Problem requirements: Copy each line in the data that includes the word "this".

Given information:
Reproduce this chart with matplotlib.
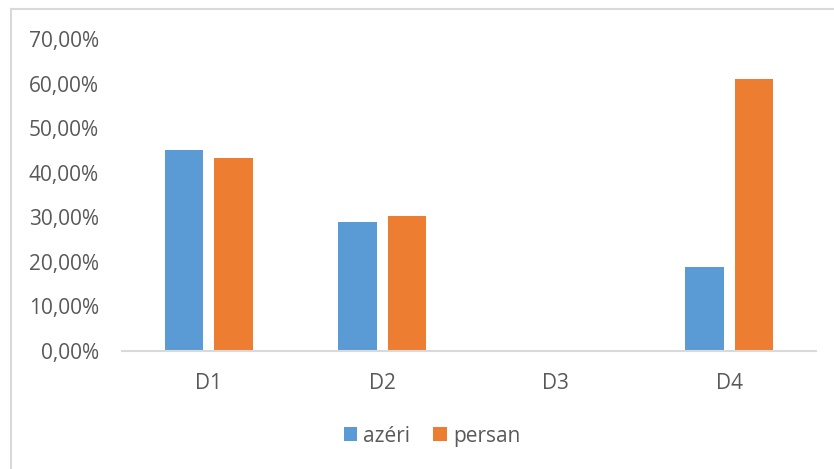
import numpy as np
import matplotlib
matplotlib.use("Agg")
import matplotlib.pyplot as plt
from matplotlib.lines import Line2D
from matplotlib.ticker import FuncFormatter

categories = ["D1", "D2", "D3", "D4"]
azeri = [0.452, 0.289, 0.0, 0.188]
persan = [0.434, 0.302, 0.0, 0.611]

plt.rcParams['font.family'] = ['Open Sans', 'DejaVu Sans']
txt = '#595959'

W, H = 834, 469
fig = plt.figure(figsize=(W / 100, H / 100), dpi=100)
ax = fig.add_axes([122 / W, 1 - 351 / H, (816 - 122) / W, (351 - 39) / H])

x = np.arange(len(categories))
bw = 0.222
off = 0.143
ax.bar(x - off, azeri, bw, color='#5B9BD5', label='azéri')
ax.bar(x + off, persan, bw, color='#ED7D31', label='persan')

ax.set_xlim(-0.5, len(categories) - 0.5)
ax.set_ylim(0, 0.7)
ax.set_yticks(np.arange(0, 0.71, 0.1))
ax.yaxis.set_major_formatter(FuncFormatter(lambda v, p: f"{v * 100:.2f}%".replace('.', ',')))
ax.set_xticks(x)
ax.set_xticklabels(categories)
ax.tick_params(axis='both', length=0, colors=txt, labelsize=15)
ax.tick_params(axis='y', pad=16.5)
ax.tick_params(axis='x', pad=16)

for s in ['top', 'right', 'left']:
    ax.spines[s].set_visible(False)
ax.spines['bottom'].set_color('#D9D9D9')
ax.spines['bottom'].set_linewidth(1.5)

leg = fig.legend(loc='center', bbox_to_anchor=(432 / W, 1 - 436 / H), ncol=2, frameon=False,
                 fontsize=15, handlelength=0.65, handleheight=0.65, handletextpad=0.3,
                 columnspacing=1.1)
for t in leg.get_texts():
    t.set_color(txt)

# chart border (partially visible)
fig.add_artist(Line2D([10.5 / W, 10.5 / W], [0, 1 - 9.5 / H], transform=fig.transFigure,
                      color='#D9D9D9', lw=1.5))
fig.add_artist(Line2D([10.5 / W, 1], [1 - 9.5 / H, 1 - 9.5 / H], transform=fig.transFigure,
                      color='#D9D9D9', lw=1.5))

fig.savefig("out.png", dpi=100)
...
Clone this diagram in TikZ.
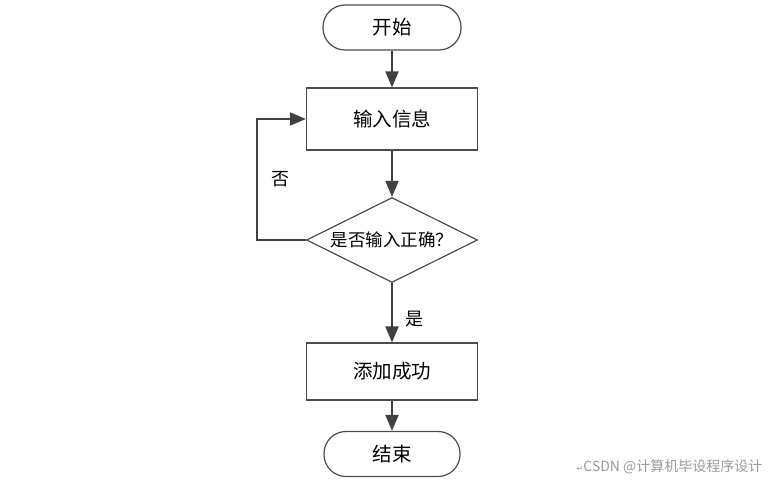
...
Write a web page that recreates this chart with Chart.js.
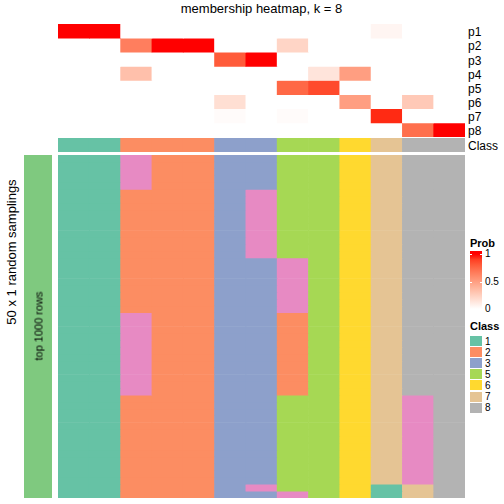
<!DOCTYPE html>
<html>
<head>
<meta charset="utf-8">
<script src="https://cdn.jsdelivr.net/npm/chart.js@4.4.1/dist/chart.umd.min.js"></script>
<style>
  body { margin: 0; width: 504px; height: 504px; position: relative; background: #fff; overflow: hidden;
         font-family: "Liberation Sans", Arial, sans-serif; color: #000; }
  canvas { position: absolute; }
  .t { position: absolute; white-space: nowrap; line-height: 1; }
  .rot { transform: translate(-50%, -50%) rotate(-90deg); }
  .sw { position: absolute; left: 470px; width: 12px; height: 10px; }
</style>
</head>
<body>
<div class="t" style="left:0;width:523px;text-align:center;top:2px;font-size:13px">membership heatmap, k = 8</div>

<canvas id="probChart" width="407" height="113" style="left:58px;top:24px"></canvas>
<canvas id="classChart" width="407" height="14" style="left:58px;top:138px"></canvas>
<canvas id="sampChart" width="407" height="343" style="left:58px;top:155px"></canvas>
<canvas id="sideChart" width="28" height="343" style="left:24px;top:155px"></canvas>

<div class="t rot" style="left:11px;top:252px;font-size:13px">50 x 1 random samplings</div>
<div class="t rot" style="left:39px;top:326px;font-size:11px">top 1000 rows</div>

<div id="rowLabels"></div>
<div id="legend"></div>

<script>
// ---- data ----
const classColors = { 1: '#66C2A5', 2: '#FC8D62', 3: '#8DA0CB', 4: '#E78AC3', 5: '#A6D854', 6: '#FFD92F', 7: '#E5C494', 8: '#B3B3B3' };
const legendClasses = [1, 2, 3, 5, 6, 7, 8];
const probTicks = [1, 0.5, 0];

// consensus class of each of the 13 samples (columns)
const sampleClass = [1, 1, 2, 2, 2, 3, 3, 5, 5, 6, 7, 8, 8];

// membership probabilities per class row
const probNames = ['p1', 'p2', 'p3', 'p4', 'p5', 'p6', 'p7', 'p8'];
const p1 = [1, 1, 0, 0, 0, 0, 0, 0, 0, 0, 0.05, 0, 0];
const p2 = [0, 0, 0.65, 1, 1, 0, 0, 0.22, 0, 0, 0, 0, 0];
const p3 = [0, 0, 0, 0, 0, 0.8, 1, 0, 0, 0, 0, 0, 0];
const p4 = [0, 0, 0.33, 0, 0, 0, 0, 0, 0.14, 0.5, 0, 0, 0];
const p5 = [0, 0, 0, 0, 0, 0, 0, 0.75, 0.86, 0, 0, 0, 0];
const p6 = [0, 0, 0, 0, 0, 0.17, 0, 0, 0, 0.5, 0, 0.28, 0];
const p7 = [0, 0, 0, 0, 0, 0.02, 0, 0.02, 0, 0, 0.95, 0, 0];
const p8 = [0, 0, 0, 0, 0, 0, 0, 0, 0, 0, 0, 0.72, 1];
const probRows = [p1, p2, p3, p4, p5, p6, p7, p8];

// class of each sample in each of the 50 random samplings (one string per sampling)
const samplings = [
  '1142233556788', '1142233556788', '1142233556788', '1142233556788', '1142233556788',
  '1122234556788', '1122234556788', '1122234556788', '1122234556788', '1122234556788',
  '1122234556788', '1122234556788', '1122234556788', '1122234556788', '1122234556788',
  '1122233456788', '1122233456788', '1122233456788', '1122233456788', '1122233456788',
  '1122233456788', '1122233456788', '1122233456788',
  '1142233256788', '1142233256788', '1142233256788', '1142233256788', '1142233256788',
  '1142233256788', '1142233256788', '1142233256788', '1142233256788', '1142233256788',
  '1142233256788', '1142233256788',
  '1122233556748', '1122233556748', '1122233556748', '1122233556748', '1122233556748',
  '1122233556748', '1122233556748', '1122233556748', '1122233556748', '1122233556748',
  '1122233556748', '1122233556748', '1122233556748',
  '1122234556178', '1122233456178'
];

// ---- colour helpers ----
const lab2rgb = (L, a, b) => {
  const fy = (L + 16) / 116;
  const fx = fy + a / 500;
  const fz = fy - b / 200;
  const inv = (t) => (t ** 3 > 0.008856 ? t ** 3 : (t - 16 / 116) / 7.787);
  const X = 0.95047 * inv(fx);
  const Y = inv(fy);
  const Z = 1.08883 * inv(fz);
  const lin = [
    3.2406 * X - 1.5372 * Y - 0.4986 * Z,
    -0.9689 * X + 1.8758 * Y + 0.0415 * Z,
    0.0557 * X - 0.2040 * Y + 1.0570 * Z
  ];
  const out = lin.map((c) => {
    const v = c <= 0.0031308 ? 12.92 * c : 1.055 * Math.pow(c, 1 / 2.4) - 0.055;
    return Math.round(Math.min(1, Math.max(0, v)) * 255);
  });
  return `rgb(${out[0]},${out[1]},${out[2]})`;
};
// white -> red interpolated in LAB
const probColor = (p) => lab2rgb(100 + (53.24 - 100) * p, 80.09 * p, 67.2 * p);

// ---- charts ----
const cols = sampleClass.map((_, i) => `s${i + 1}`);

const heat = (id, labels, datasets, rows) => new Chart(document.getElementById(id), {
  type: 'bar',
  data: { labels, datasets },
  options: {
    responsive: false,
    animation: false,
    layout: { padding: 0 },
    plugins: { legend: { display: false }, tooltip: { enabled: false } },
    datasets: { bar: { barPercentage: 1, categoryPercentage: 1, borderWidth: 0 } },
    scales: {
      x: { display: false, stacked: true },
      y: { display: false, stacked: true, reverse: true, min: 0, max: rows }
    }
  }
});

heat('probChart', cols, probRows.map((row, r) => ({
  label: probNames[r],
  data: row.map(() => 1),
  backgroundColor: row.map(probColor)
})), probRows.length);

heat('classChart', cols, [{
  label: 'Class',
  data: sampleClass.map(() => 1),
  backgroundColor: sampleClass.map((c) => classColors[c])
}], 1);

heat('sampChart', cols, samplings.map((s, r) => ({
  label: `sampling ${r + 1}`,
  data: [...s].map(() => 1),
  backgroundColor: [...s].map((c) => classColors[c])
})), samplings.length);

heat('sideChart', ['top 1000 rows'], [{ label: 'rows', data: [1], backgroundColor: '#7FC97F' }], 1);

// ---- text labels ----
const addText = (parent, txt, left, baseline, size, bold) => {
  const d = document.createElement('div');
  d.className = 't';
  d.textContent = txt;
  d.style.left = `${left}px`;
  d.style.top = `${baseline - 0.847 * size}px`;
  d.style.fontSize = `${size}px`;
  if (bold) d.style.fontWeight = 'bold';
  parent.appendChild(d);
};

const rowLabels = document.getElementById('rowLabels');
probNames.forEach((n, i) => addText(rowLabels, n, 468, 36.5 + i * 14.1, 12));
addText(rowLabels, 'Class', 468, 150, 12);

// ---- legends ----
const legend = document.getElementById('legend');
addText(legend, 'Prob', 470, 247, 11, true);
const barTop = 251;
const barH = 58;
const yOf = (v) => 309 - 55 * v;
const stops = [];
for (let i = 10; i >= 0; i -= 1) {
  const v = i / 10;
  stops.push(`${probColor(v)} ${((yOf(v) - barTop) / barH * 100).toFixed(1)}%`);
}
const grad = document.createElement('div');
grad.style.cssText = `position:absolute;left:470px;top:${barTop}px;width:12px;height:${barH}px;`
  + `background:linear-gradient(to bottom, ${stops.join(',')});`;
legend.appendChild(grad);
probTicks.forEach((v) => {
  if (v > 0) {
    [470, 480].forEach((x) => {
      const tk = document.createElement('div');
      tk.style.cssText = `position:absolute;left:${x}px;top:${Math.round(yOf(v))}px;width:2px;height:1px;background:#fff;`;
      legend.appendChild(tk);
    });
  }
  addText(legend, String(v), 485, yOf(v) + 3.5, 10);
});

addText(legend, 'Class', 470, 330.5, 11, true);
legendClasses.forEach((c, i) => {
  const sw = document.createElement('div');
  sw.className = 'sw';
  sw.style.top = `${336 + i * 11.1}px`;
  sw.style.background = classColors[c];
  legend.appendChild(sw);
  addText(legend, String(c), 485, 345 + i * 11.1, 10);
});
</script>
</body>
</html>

Task response:
Reproduce this chart with matplotlib.
Clone this diagram in TikZ.
Write a web page that recreates this chart with Chart.js.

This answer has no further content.